▶ **TASK STATEMENT**:
The lines to extract run from the first line of the material below to the line containing "350, 400, 450];", both included; leave the pictures behind.

===

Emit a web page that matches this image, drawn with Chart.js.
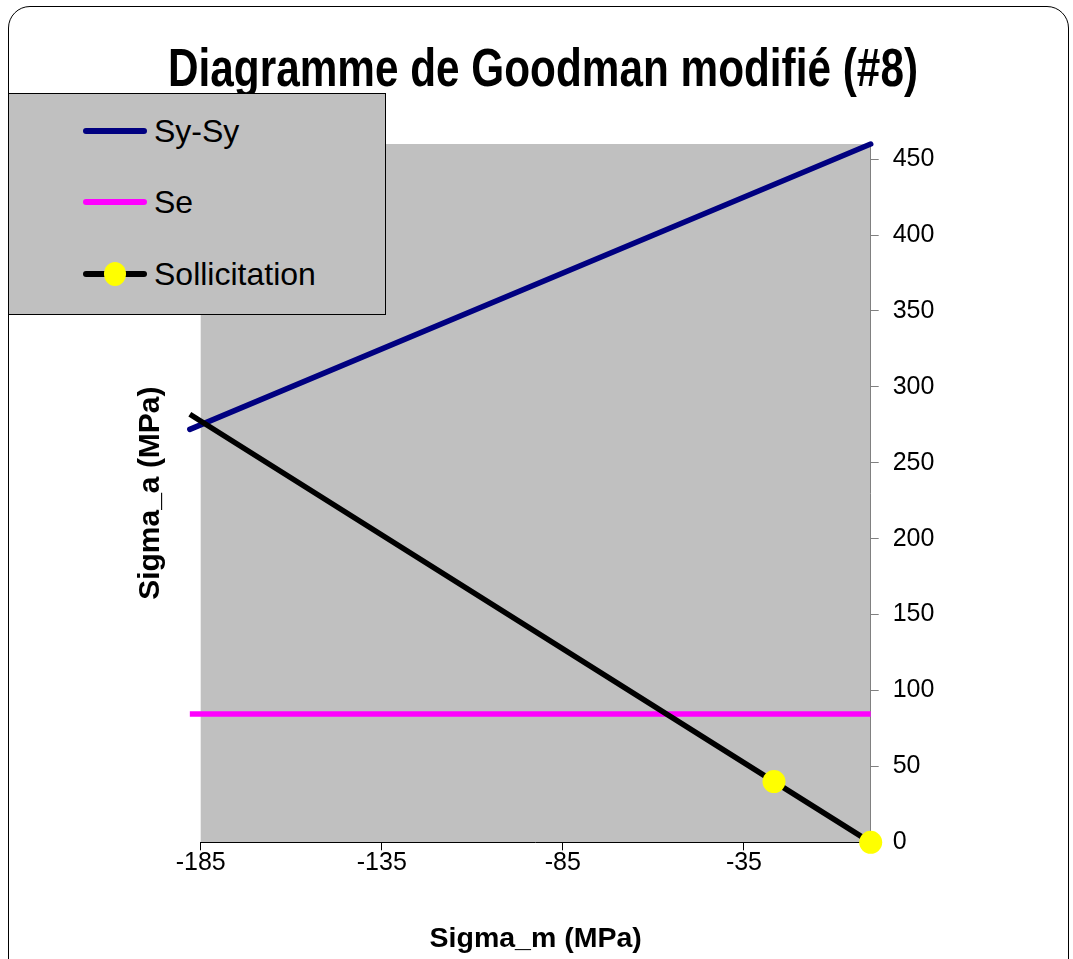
<!DOCTYPE html>
<html>
<head>
<meta charset="utf-8">
<title>Diagramme de Goodman modifié (#8)</title>
<script src="https://cdn.jsdelivr.net/npm/chart.js@4.4.1/dist/chart.umd.min.js"></script>
<style>
  html, body { margin: 0; padding: 0; background: #fff; }
  #wrap { position: relative; width: 1073px; height: 959px; overflow: hidden; }
  #frame { position: absolute; left: 8px; top: 6px; width: 1061px; height: 975px;
           border: 1px solid #000; border-radius: 22px; box-sizing: border-box; }
  #chart { position: absolute; left: 0; top: 0; }
  #legend { position: absolute; left: 8px; top: 93px; width: 378px; height: 222px;
            background: #c0c0c0; border: 1px solid #000; box-sizing: border-box;
            font-family: 'Liberation Sans', Arial, sans-serif; font-size: 32px; color: #000; }
  .item { position: absolute; left: 74px; height: 40px; display: flex; align-items: center; white-space: nowrap; }
  .swatch { position: relative; width: 64px; height: 6px; border-radius: 3px; margin-right: 7px; }
  .dot { position: absolute; left: 21px; top: -9px; width: 22px; height: 24px; border-radius: 50%; }
</style>
</head>
<body>
<div id="wrap">
  <div id="frame"></div>
  <canvas id="chart" width="1073" height="959"></canvas>
  <div id="legend"></div>
</div>
<script>
// Sigma_m / Sigma_a values (MPa) for each series
const sySyM = [-188, 0];
const sySyA = [272, 460];
const seM = [-188, 0];
const seA = [84.5, 84.5];
const sollM = [-188, -26.7, 0];
const sollA = [282, 40, 0];

// Axis tick values
const xTicks = [-185, -135, -85, -35];
const yTicks = [0, 50, 100, 150, 200, 250, 300, 350, 400, 450];

const TITLE = 'Diagramme de Goodman modifié (#8)';
const FONT = "'Liberation Sans', Arial, sans-serif";
const pairs = (xs, ys) => xs.map((x, i) => ({ x: x, y: ys[i] }));

// Grey plot-area background
const plotBackground = {
  id: 'plotBackground',
  beforeDraw(chart) {
    const { ctx, chartArea: a } = chart;
    ctx.save();
    ctx.fillStyle = '#c0c0c0';
    ctx.fillRect(a.left, a.top, a.right - a.left, a.bottom - a.top);
    ctx.restore();
  }
};

// Narrow, tall bold chart title
const narrowTitle = {
  id: 'narrowTitle',
  afterDraw(chart, args, opts) {
    const ctx = chart.ctx;
    ctx.save();
    ctx.font = 'bold ' + opts.size + 'px ' + FONT;
    ctx.fillStyle = '#000';
    ctx.textAlign = 'center';
    ctx.textBaseline = 'alphabetic';
    ctx.fillText(opts.text, opts.x, opts.y, opts.maxWidth);
    ctx.restore();
  }
};

const chart = new Chart(document.getElementById('chart'), {
  type: 'scatter',
  data: {
    datasets: [
      { label: 'Sy-Sy', data: pairs(sySyM, sySyA), showLine: true, borderColor: '#000080',
        borderWidth: 5.5, pointRadius: 0, clip: false, order: 2, borderCapStyle: 'round' },
      { label: 'Se', data: pairs(seM, seA), showLine: true, borderColor: '#ff00ff',
        borderWidth: 5.5, pointRadius: 0, clip: false, order: 1 },
      { label: 'Sollicitation', data: pairs(sollM, sollA), showLine: true, borderColor: '#000000',
        borderWidth: 5.5, pointRadius: [0, 11.5, 11.5], pointBackgroundColor: '#ffff00',
        pointBorderWidth: 0, pointBorderColor: '#ffff00', clip: false, order: 0 }
    ]
  },
  options: {
    responsive: false,
    animation: false,
    layout: { padding: { left: 115.3, right: 102.3, top: 144, bottom: 0 } },
    plugins: {
      legend: { display: false },
      tooltip: { enabled: false },
      title: { display: false },
      narrowTitle: { text: TITLE, size: 54, x: 543, y: 86, maxWidth: 750 }
    },
    scales: {
      x: {
        type: 'linear', position: 'bottom', min: -185, max: 0,
        afterBuildTicks: s => { s.ticks = xTicks.map(v => ({ value: v })); },
        afterFit: s => { s.height = 116.7; },
        grid: { display: true, drawOnChartArea: false, drawTicks: true, tickLength: 8, color: '#000', lineWidth: 1 },
        border: { display: true, color: '#000', width: 1 },
        ticks: { color: '#000', font: { family: FONT, size: 25 }, padding: -2, maxRotation: 0, autoSkip: false },
        title: { display: true, text: 'Sigma_m (MPa)', color: '#000',
                 font: { family: FONT, size: 28.5, weight: 'bold' }, padding: { top: 0, bottom: 3 } }
      },
      y: {
        type: 'linear', position: 'right', min: 0, max: 460,
        afterBuildTicks: s => { s.ticks = yTicks.map(v => ({ value: v })); },
        afterFit: s => { s.width = 100; },
        grid: { display: true, drawOnChartArea: false, drawTicks: true, tickLength: 8, color: '#808080', lineWidth: 1 },
        border: { display: true, color: '#808080', width: 1 },
        ticks: { color: '#000', font: { family: FONT, size: 25 }, padding: 14, autoSkip: false }
      },
      yTitle: {
        type: 'linear', position: 'left', min: 0, max: 460,
        afterFit: s => { s.width = 85.4; },
        grid: { display: false, drawTicks: false },
        border: { display: false },
        ticks: { display: false },
        title: { display: true, text: 'Sigma_a (MPa)', color: '#000',
                 font: { family: FONT, size: 30, weight: 'bold' }, padding: { top: 17, bottom: 0 } }
      }
    }
  },
  plugins: [plotBackground, narrowTitle]
});

// Legend built from the chart's datasets
const legendTops = [17, 88, 160];
const legend = document.getElementById('legend');
chart.data.datasets.forEach((ds, i) => {
  const item = document.createElement('div');
  item.className = 'item';
  item.style.top = legendTops[i] + 'px';
  const sw = document.createElement('span');
  sw.className = 'swatch';
  sw.style.background = ds.borderColor;
  if (ds.pointBackgroundColor) {
    const dot = document.createElement('span');
    dot.className = 'dot';
    dot.style.background = ds.pointBackgroundColor;
    sw.appendChild(dot);
  }
  const txt = document.createElement('span');
  txt.textContent = ds.label;
  item.appendChild(sw);
  item.appendChild(txt);
  legend.appendChild(item);
});
</script>
</body>
</html>
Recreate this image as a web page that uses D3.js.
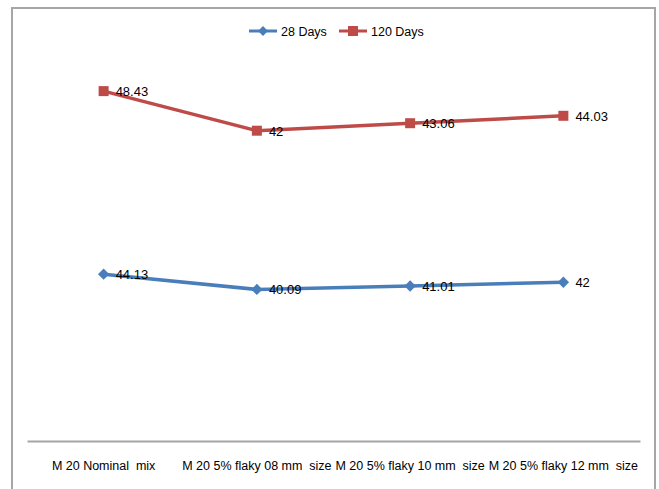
<!DOCTYPE html>
<html><head><meta charset="utf-8">
<script src="https://cdn.jsdelivr.net/npm/d3@7"></script>
<style>body{margin:0;background:#fff}svg{display:block}</style>
</head><body>
<svg id="c" width="659" height="489"></svg>
<script>
const categories = ["M 20 Nominal  mix","M 20 5% flaky 08 mm  size","M 20 5% flaky 10 mm  size","M 20 5% flaky 12 mm  size"];
const days28 = [44.13, 40.09, 41.01, 42];
const days120 = [48.43, 42, 43.06, 44.03];
const seriesNames = ["28 Days","120 Days"];
const colors = ["#4a7ebb","#be4b48"];

const svg = d3.select("#c");
// outer frame
svg.append("path").attr("d","M12,489 V8 H655 V489").attr("fill","none").attr("stroke","#a6a6a6").attr("stroke-width",2);

const x = d3.scaleBand().domain(categories).range([27,640]).padding(0);
const y = d3.scaleLinear().domain([0,100]).range([441,63]);

// stacked values
const stacked = d3.stack().keys([0,1]).value((d,k)=>d[k])(days28.map((v,i)=>[v, days120[i]]));

// axis
const xAxis = d3.axisBottom(x).tickSize(0).tickPadding(0);
const gx = svg.append("g").attr("transform","translate(0,441)").call(xAxis);
gx.select(".domain").attr("stroke","#a6a6a6").attr("stroke-width",2);
gx.selectAll("text").attr("font-family","'Liberation Sans Narrow','Liberation Sans',sans-serif").attr("font-size",12.5).attr("fill","#000").attr("dy","29").style("white-space","pre");

const line = d3.line().x((d,i)=>x(categories[i])+x.bandwidth()/2).y(d=>y(d[1]));
const raw = [days28, days120];
stacked.forEach((s,k)=>{
  svg.append("path").datum(s).attr("d",line).attr("fill","none").attr("stroke",colors[k]).attr("stroke-width",3.5);
  const g = svg.append("g");
  s.forEach((d,i)=>{
    const cx = x(categories[i])+x.bandwidth()/2, cy = y(d[1]);
    if(k===0){
      g.append("rect").attr("x",-4).attr("y",-4).attr("width",8).attr("height",8).attr("transform",`translate(${cx},${cy}) rotate(45)`).attr("fill",colors[k]);
    } else {
      g.append("rect").attr("x",cx-5).attr("y",cy-5).attr("width",10).attr("height",10).attr("fill",colors[k]);
    }
    g.append("text").attr("x",cx+12).attr("y",cy+5).attr("font-family","'Liberation Sans',Arial,sans-serif").attr("font-size",13).attr("fill","#000").text(raw[k][i]);
  });
});

// legend
const leg = [{x:249,name:seriesNames[0],k:0},{x:339,name:seriesNames[1],k:1}];
leg.forEach(l=>{
  const g = svg.append("g");
  g.append("line").attr("x1",l.x).attr("x2",l.x+28).attr("y1",31).attr("y2",31).attr("stroke",colors[l.k]).attr("stroke-width",3);
  const cx = l.x+14;
  if(l.k===0) g.append("rect").attr("x",-3.5).attr("y",-3.5).attr("width",7).attr("height",7).attr("transform",`translate(${cx},31) rotate(45)`).attr("fill",colors[0]);
  else g.append("rect").attr("x",cx-5).attr("y",26).attr("width",10).attr("height",10).attr("fill",colors[1]);
  g.append("text").attr("x",l.x+32).attr("y",35.5).attr("font-family","'Liberation Sans Narrow','Liberation Sans',sans-serif").attr("font-size",12.5).attr("fill","#000").text(l.name);
});
</script>
</body></html>
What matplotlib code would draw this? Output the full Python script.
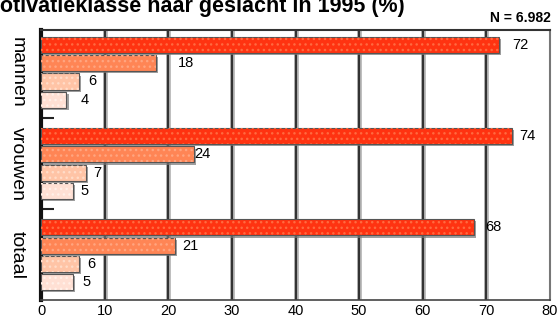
import numpy as np
import matplotlib.pyplot as plt
import matplotlib.patheffects as pe

plt.rcParams['font.family'] = ['Liberation Sans', 'DejaVu Sans']

groups = ["mannen", "vrouwen", "totaal"]
# four motivation classes per group, top to bottom
mannen = [72, 18, 6, 4]
vrouwen = [74, 24, 7, 5]
totaal = [68, 21, 6, 5]
# label offsets (pixels right of bar end), as in the original
label_pad = [[13, 22, 9, 14], [7, 1, 8, 8], [12, 8, 8, 10]]
colors = ['#ff3311', '#ff8555', '#ffc4a6', '#ffe0d4']
dots = ['#ff6a40', '#ffa580', '#ffdcc8', '#fff0e8']
n_text = "N = 6.982"
title = "Motivatieklasse naar geslacht in 1995 (%)"

data = [mannen, vrouwen, totaal]

fig = plt.figure(figsize=(5.58, 3.19), dpi=100)
ax = fig.add_axes([41/558, 1 - 299.5/319, 509/558, 270/319])

shadow = [pe.SimplePatchShadow(offset=(1.5, -1.5), shadow_rgbFace='#777777', alpha=0.7), pe.Normal()]

for g, vals in enumerate(data):
    ys = np.arange(4) + g * 5
    for k in range(4):
        b = ax.barh(ys[k], vals[k], height=0.88, color=colors[k], edgecolor='#555555',
                    linewidth=0.8, zorder=3)
        b[0].set_path_effects(shadow)
        ax.barh(ys[k], vals[k], height=0.88, color='none', edgecolor=dots[k],
                hatch='...', linewidth=0, zorder=3.5)
        ax.annotate(str(vals[k]), (vals[k], ys[k]), xytext=(label_pad[g][k] * 0.72, 0),
                    textcoords='offset points', ha='left', va='center', fontsize=10.5, zorder=5)

ax.set_xlim(0, 80)
ax.set_ylim(13.95, -0.85)
ax.set_xticks(range(0, 81, 10))
ax.tick_params(axis='x', length=0, labelsize=10.5, pad=3)

ax.set_yticks([4, 9])
ax.set_yticklabels([])
ax.tick_params(axis='y', which='major', direction='in', length=9, width=1.5, color='#222222')
ax.set_yticks([1.5, 6.5, 11.5], minor=True)
ax.set_yticklabels(groups, minor=True, rotation=270, fontsize=14, va='center')
ax.tick_params(axis='y', which='minor', length=0, pad=11)

for x in range(10, 80, 10):
    ax.axvline(x, color='#bbbbbb', lw=3.5, zorder=1)
    ax.axvline(x, color='#333333', lw=1.6, zorder=1.5)

ax.spines['left'].set_linewidth(3)
ax.spines['left'].set_color('#111111')
ax.spines['top'].set_linewidth(1.5)
ax.spines['top'].set_color('#333333')
ax.spines['right'].set_linewidth(1.5)
ax.spines['right'].set_color('#777777')
ax.spines['bottom'].set_linewidth(1.2)
ax.spines['bottom'].set_color('#444444')

fig.text(405/558, 1 - 12/319, title, ha='right', va='baseline', fontsize=15.5, weight='bold')
fig.text(551/558, 1 - 22.5/319, n_text, ha='right', va='baseline', fontsize=10, weight='bold')

fig.savefig('out.png', dpi=100)
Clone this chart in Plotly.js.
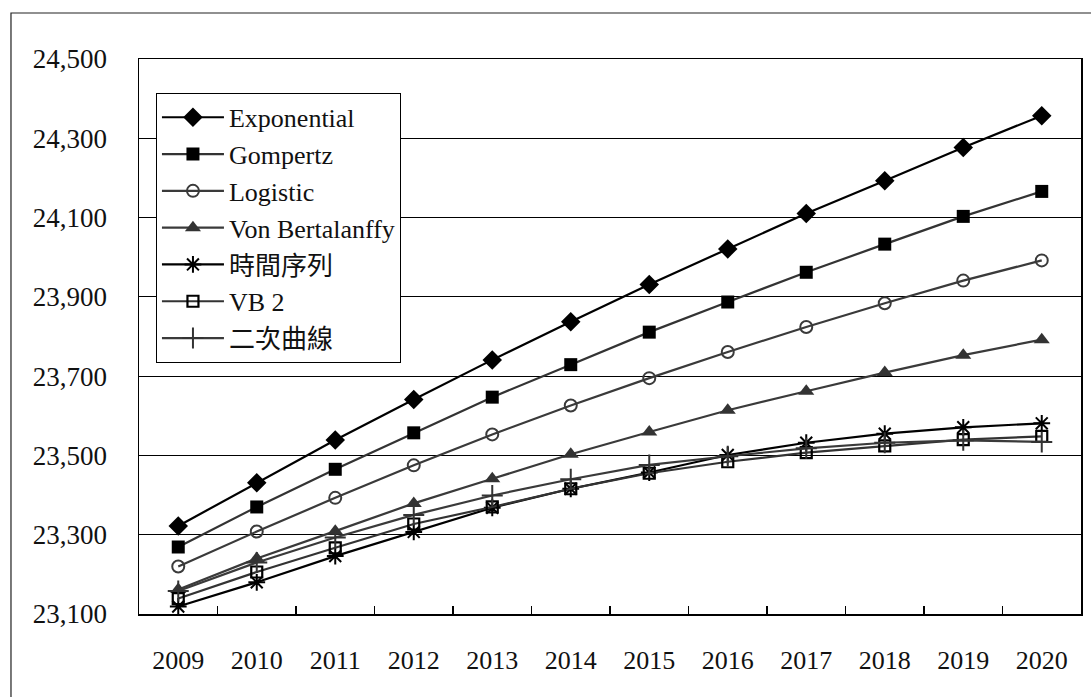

===

▶ **THE REPLY**:
Emit a web page that matches this image, drawn with Chart.js.
<!DOCTYPE html>
<html>
<head>
<meta charset="utf-8">
<title>Diagramme de Goodman modifié (#8)</title>
<script src="https://cdn.jsdelivr.net/npm/chart.js@4.4.1/dist/chart.umd.min.js"></script>
<style>
  html, body { margin: 0; padding: 0; background: #fff; }
  #wrap { position: relative; width: 1073px; height: 959px; overflow: hidden; }
  #frame { position: absolute; left: 8px; top: 6px; width: 1061px; height: 975px;
           border: 1px solid #000; border-radius: 22px; box-sizing: border-box; }
  #chart { position: absolute; left: 0; top: 0; }
  #legend { position: absolute; left: 8px; top: 93px; width: 378px; height: 222px;
            background: #c0c0c0; border: 1px solid #000; box-sizing: border-box;
            font-family: 'Liberation Sans', Arial, sans-serif; font-size: 32px; color: #000; }
  .item { position: absolute; left: 74px; height: 40px; display: flex; align-items: center; white-space: nowrap; }
  .swatch { position: relative; width: 64px; height: 6px; border-radius: 3px; margin-right: 7px; }
  .dot { position: absolute; left: 21px; top: -9px; width: 22px; height: 24px; border-radius: 50%; }
</style>
</head>
<body>
<div id="wrap">
  <div id="frame"></div>
  <canvas id="chart" width="1073" height="959"></canvas>
  <div id="legend"></div>
</div>
<script>
// Sigma_m / Sigma_a values (MPa) for each series
const sySyM = [-188, 0];
const sySyA = [272, 460];
const seM = [-188, 0];
const seA = [84.5, 84.5];
const sollM = [-188, -26.7, 0];
const sollA = [282, 40, 0];

// Axis tick values
const xTicks = [-185, -135, -85, -35];
const yTicks = [0, 50, 100, 150, 200, 250, 300, 350, 400, 450];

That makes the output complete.